DATA ENTRIES:
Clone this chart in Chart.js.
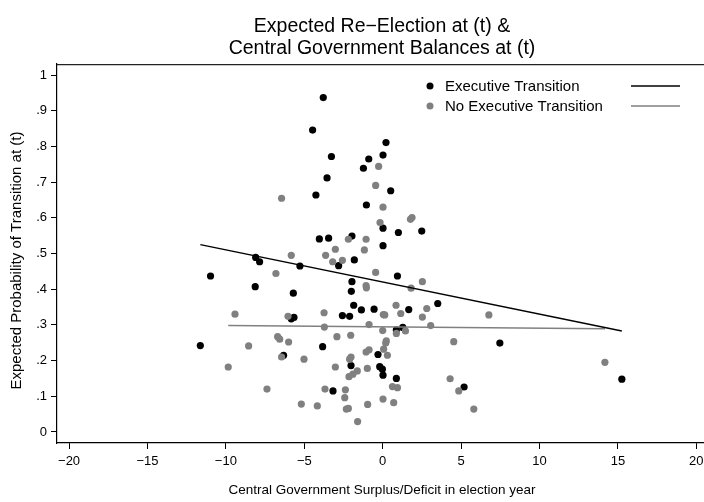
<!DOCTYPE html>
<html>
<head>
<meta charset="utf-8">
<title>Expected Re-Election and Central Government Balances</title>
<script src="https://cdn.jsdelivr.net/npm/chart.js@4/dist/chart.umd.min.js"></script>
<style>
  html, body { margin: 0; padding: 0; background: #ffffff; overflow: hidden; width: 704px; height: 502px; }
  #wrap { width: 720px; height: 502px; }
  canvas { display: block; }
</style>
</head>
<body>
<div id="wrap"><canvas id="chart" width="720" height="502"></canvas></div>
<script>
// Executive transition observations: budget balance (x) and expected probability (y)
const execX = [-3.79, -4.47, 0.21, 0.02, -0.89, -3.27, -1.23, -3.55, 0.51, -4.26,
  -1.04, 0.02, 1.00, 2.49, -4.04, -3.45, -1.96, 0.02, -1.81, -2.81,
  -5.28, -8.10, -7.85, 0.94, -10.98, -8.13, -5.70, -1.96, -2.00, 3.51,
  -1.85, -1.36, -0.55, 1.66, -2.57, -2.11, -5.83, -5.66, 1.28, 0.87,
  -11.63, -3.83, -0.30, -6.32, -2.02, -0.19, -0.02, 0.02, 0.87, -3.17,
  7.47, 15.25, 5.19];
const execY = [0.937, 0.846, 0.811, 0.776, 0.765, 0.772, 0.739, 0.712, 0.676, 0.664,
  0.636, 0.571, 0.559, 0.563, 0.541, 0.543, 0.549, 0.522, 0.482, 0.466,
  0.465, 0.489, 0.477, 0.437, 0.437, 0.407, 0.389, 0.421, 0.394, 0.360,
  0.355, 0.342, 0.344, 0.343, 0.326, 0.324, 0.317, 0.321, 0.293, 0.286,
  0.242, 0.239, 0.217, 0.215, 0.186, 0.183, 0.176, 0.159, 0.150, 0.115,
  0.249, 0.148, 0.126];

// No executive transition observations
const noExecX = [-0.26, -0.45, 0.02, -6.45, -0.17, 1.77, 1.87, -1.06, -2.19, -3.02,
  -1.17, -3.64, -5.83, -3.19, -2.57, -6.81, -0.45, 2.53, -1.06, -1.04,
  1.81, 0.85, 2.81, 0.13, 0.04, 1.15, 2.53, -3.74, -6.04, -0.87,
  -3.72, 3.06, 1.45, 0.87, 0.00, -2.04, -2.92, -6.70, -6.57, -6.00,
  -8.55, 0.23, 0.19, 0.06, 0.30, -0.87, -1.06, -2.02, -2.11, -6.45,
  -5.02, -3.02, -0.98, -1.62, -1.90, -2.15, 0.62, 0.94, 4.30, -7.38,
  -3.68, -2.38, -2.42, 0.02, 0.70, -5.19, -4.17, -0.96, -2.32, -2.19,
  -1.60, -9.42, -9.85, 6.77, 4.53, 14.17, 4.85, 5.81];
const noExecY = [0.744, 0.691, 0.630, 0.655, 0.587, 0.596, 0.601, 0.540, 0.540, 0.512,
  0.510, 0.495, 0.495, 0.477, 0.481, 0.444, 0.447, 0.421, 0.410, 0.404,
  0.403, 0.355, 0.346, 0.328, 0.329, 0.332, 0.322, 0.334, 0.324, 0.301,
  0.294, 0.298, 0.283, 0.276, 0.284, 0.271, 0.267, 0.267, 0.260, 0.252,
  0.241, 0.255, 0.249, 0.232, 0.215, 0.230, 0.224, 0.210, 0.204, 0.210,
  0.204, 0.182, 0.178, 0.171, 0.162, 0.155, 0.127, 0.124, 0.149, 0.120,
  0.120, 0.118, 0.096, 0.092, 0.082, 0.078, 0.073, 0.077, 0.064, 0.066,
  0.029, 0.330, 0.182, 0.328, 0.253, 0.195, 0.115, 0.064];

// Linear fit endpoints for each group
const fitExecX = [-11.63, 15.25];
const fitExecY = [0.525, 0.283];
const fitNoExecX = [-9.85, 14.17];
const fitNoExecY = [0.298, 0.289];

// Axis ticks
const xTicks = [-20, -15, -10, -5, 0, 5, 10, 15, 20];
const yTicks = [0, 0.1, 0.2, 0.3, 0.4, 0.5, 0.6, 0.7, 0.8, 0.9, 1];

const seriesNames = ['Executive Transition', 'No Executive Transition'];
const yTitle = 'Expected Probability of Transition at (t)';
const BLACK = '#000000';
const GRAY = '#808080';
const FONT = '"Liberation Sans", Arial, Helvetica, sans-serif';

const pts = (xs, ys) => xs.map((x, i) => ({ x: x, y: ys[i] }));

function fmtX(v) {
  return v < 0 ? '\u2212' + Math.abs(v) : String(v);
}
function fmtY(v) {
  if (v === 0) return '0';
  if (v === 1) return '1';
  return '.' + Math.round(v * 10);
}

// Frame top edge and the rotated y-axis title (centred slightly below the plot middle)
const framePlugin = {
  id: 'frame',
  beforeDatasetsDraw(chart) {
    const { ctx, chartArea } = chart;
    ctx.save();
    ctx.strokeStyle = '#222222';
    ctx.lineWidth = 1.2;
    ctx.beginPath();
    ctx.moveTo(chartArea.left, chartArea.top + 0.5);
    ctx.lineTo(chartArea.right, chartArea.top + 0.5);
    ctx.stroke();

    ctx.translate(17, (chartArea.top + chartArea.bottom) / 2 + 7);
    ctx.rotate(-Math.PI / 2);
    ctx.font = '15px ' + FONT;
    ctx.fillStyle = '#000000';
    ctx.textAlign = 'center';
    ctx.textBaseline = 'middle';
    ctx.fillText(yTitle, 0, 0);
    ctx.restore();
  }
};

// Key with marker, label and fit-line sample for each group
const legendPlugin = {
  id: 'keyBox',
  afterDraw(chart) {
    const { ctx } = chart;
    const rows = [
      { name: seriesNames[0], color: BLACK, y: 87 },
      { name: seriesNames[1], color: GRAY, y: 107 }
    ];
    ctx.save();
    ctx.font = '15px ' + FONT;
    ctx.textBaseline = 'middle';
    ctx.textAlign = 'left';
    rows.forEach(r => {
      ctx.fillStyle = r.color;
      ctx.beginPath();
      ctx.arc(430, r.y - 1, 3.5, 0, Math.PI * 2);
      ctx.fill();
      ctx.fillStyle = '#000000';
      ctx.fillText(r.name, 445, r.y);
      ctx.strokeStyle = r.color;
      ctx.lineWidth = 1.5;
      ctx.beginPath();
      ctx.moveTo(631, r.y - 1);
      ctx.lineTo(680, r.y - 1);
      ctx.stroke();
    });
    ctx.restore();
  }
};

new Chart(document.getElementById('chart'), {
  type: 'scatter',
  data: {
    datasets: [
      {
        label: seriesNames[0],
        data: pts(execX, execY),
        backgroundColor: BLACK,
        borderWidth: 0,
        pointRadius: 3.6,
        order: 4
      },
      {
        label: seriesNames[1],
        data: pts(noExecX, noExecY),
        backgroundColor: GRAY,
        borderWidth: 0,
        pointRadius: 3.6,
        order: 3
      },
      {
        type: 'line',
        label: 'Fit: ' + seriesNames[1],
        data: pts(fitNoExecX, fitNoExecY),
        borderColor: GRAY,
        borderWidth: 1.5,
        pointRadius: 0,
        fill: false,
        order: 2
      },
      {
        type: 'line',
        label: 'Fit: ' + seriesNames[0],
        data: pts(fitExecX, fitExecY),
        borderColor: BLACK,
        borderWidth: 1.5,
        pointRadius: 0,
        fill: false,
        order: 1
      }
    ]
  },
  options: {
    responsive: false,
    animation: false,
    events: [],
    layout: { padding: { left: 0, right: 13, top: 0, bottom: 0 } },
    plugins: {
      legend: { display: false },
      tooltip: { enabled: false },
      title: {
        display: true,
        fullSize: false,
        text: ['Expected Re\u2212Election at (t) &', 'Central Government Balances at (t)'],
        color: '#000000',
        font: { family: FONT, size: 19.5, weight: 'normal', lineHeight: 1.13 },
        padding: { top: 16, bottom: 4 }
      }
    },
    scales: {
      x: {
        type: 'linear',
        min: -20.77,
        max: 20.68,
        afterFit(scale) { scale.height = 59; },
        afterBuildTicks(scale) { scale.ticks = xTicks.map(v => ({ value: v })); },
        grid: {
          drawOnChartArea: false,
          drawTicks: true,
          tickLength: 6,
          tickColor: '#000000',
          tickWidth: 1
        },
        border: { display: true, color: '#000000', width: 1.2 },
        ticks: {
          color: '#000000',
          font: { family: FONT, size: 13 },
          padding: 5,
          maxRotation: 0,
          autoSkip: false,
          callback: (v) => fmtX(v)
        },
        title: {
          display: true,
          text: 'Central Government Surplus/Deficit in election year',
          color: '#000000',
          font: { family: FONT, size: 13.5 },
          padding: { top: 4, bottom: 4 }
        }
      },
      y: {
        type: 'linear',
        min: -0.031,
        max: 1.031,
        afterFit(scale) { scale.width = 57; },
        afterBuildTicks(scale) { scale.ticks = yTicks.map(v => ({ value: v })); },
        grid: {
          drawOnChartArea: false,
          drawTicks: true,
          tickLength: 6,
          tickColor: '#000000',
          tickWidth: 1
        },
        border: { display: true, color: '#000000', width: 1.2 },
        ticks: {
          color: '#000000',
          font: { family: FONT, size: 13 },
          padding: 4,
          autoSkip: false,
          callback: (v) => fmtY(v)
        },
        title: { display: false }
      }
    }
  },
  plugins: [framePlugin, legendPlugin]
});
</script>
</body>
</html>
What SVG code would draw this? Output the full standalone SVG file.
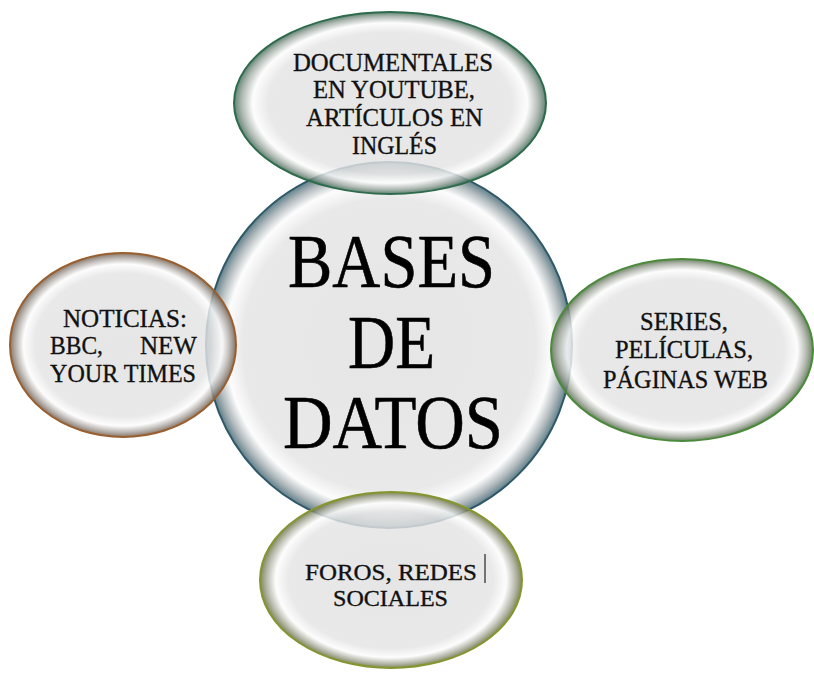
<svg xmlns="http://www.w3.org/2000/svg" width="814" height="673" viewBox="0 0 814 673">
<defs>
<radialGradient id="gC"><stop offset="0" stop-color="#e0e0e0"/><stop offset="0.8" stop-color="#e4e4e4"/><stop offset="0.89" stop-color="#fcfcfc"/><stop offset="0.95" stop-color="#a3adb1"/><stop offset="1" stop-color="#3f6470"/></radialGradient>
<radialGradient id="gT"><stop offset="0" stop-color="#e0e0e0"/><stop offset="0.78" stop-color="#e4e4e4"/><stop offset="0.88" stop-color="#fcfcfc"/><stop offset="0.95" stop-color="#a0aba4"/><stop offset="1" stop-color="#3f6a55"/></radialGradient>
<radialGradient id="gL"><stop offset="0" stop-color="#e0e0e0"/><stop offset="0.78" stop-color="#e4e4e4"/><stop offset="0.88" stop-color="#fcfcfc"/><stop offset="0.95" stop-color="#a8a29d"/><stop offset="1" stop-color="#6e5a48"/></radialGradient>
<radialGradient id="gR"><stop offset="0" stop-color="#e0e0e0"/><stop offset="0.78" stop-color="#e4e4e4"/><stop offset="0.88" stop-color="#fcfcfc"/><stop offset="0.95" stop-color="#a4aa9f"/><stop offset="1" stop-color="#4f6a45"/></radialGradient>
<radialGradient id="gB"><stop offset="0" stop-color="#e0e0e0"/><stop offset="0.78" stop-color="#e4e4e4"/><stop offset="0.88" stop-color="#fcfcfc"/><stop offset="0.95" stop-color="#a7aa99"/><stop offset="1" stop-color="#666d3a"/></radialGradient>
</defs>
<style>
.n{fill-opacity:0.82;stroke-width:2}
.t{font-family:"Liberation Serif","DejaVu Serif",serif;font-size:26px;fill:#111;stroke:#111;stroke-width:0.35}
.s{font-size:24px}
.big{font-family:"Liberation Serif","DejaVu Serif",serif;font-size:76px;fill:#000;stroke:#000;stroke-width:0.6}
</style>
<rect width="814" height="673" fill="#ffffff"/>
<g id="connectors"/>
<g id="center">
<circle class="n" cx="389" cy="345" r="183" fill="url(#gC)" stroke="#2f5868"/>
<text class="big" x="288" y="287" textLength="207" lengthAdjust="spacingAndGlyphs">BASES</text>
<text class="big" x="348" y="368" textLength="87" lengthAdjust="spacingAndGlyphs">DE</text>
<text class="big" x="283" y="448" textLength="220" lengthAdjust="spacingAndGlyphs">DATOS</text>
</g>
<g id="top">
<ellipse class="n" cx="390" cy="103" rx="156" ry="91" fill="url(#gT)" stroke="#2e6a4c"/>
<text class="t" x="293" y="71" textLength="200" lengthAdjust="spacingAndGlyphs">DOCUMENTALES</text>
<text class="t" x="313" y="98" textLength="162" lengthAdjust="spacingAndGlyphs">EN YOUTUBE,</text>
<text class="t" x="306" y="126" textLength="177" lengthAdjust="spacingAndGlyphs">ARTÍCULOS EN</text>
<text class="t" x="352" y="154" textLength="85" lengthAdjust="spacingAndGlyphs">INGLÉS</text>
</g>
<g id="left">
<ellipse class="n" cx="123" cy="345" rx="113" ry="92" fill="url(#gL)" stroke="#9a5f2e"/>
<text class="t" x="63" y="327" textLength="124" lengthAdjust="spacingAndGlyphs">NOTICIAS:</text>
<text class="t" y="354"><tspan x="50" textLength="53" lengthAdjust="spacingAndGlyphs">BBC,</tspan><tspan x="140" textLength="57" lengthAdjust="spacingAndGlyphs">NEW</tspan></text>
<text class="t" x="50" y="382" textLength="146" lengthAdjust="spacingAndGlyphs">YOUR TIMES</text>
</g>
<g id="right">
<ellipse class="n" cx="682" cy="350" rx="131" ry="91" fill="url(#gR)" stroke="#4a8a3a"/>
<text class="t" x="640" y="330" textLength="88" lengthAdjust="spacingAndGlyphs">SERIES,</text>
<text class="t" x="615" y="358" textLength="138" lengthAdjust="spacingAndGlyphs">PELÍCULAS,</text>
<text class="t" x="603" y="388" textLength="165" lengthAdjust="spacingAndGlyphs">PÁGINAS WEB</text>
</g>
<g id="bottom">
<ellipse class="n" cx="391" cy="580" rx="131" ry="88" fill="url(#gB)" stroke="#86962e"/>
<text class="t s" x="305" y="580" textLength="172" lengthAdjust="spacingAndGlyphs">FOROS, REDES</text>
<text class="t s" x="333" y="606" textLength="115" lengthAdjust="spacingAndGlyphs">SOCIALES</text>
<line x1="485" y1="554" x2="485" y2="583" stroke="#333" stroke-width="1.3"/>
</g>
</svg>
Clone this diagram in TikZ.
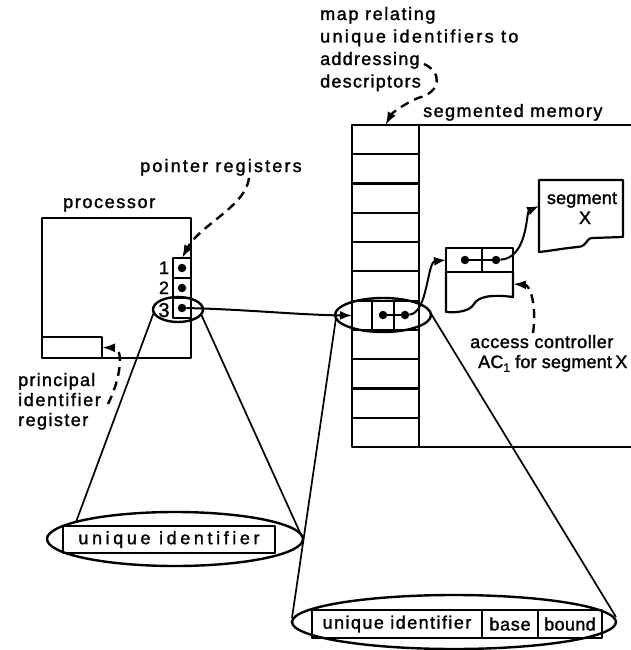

WHAT YOU SHOULD DO: Quote only what lies between the first line of the records and the line containing "0.249, 0.148, 0.126];", please, including both lines and excluding images.

COMPLETED TASK:
Clone this chart in Chart.js.
<!DOCTYPE html>
<html>
<head>
<meta charset="utf-8">
<title>Expected Re-Election and Central Government Balances</title>
<script src="https://cdn.jsdelivr.net/npm/chart.js@4/dist/chart.umd.min.js"></script>
<style>
  html, body { margin: 0; padding: 0; background: #ffffff; overflow: hidden; width: 704px; height: 502px; }
  #wrap { width: 720px; height: 502px; }
  canvas { display: block; }
</style>
</head>
<body>
<div id="wrap"><canvas id="chart" width="720" height="502"></canvas></div>
<script>
// Executive transition observations: budget balance (x) and expected probability (y)
const execX = [-3.79, -4.47, 0.21, 0.02, -0.89, -3.27, -1.23, -3.55, 0.51, -4.26,
  -1.04, 0.02, 1.00, 2.49, -4.04, -3.45, -1.96, 0.02, -1.81, -2.81,
  -5.28, -8.10, -7.85, 0.94, -10.98, -8.13, -5.70, -1.96, -2.00, 3.51,
  -1.85, -1.36, -0.55, 1.66, -2.57, -2.11, -5.83, -5.66, 1.28, 0.87,
  -11.63, -3.83, -0.30, -6.32, -2.02, -0.19, -0.02, 0.02, 0.87, -3.17,
  7.47, 15.25, 5.19];
const execY = [0.937, 0.846, 0.811, 0.776, 0.765, 0.772, 0.739, 0.712, 0.676, 0.664,
  0.636, 0.571, 0.559, 0.563, 0.541, 0.543, 0.549, 0.522, 0.482, 0.466,
  0.465, 0.489, 0.477, 0.437, 0.437, 0.407, 0.389, 0.421, 0.394, 0.360,
  0.355, 0.342, 0.344, 0.343, 0.326, 0.324, 0.317, 0.321, 0.293, 0.286,
  0.242, 0.239, 0.217, 0.215, 0.186, 0.183, 0.176, 0.159, 0.150, 0.115,
  0.249, 0.148, 0.126];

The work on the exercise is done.